Emotional Intelligence: Your First Step to Healing and Success
There is no version of sustainable success—or healing—that doesn’t require emotional intelligence.
This isn’t just a leadership skill. It’s a life skill.
It’s the foundation for how you manage yourself, connect with others, make decisions under pressure, and stay steady in the storm.
And it’s not about being soft.
It’s about being strong and self-aware—so you don’t leak your stress, trauma, or frustration onto the people around you or carry it with you for the rest of your life.
That’s why this 5-part series by Retired Colonel Randy Watt is so important.
It introduces the five core components of emotional intelligence (EI):
Self-Perception
Self-Expression
Interpersonal Relationships
Decision-Making
Stress Management
But don’t mistake these for theory.
To build them, you need practice.
You need awareness.
And you need to literally rewire your brain—a process called neuroplasticity.
Let’s break down how each of these five domains ties to brain science, performance, and emotional health.
Self-Perception: Awareness Is the First Step to Change
You can’t change what you don’t notice.
Self-perception is about learning to observe your own emotions and triggers instead of being run by them.
This happens by strengthening the connections between your emotion centers—like the amygdala and insula—and your medial prefrontal cortex, which helps you regulate, reflect, and lead yourself.
Self-Expression: Practice Responding, Not Reacting
Once you notice how you feel, the next challenge is expressing it wisely.
This isn’t about emotional dumping—it’s about speaking with clarity, not chaos.
The more you activate your prefrontal cortex instead of reacting from the limbic system, the more trust and credibility you build with others.
Self-expression is a leadership skill.
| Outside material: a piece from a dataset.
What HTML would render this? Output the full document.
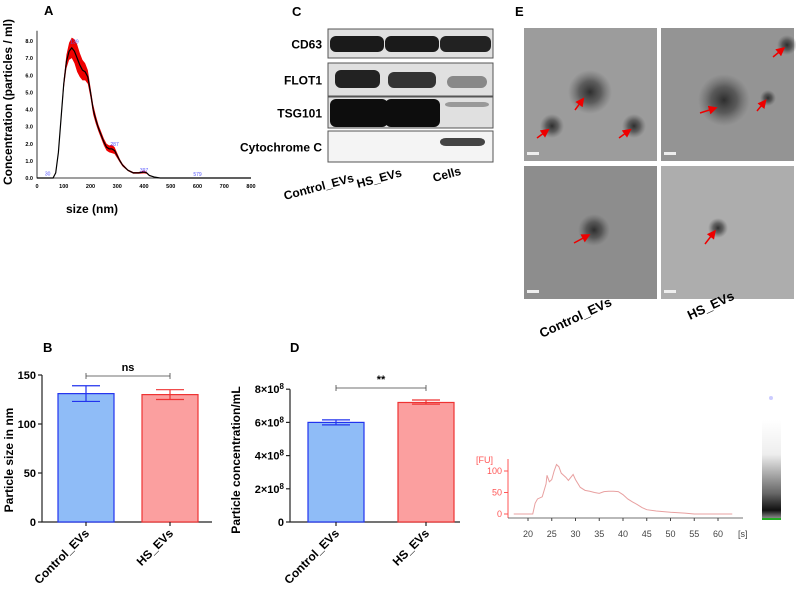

But it’s also a healing skill.
Interpersonal Relationships: Relationships Heal or Harm—You Choose
At the heart of policing, corrections, EMS, and leadership is one thing: relationship.
The people you serve. The people you serve with. And the people you go home to.
When you’ve built emotional intelligence, your brain’s social networks integrate with emotional regulation and presence.
You can show up with empathy and listen without judgment—even when you’re tired, triggered, or tested.
Decision-Making: Emotions Belong in the Room
High performers know how to integrate emotion and logic—not separate them.
Good decisions don’t come from shutting down emotion.
They come from having the self-awareness to recognize when emotion is useful—and when it’s hijacking your clarity.
Emotionally intelligent decision-making requires your executive brain (prefrontal cortex) to stay online even under stress—and that’s exactly what mindfulness and EI training build.
Stress Management: Resilience Is Trainable
If you don’t have a strategy for managing stress, it will manage you.
EI training helps you catch stress before it becomes shutdown.
It lets you stay calm without becoming numb—and responsive without being reactive.
This is the sweet spot of service, leadership, and health.
12 Minutes to Rewire Your Brain
The great news? You can train this.
Dr. Amishi Jha, neuroscientist and resilience expert, has shown that just 12 minutes of mindfulness practice a day can strengthen attention, emotional regulation, and resilience – all key components of emotional intelligence.
Call to Action:
For the next 7 days, set aside 12 minutes each day to practice mindfulness:
Sit still. Breathe naturally. Focus on your breath.
When your mind wanders (and it will), gently return to the breath.
That’s how you build the muscle.
Each time you return to the breath, you’re building neural pathways that support emotional intelligence—and with it, healing, success, and life satisfaction.
Because the most elite performers don’t just control outcomes.
They lead themselves.
And that journey starts on the inside.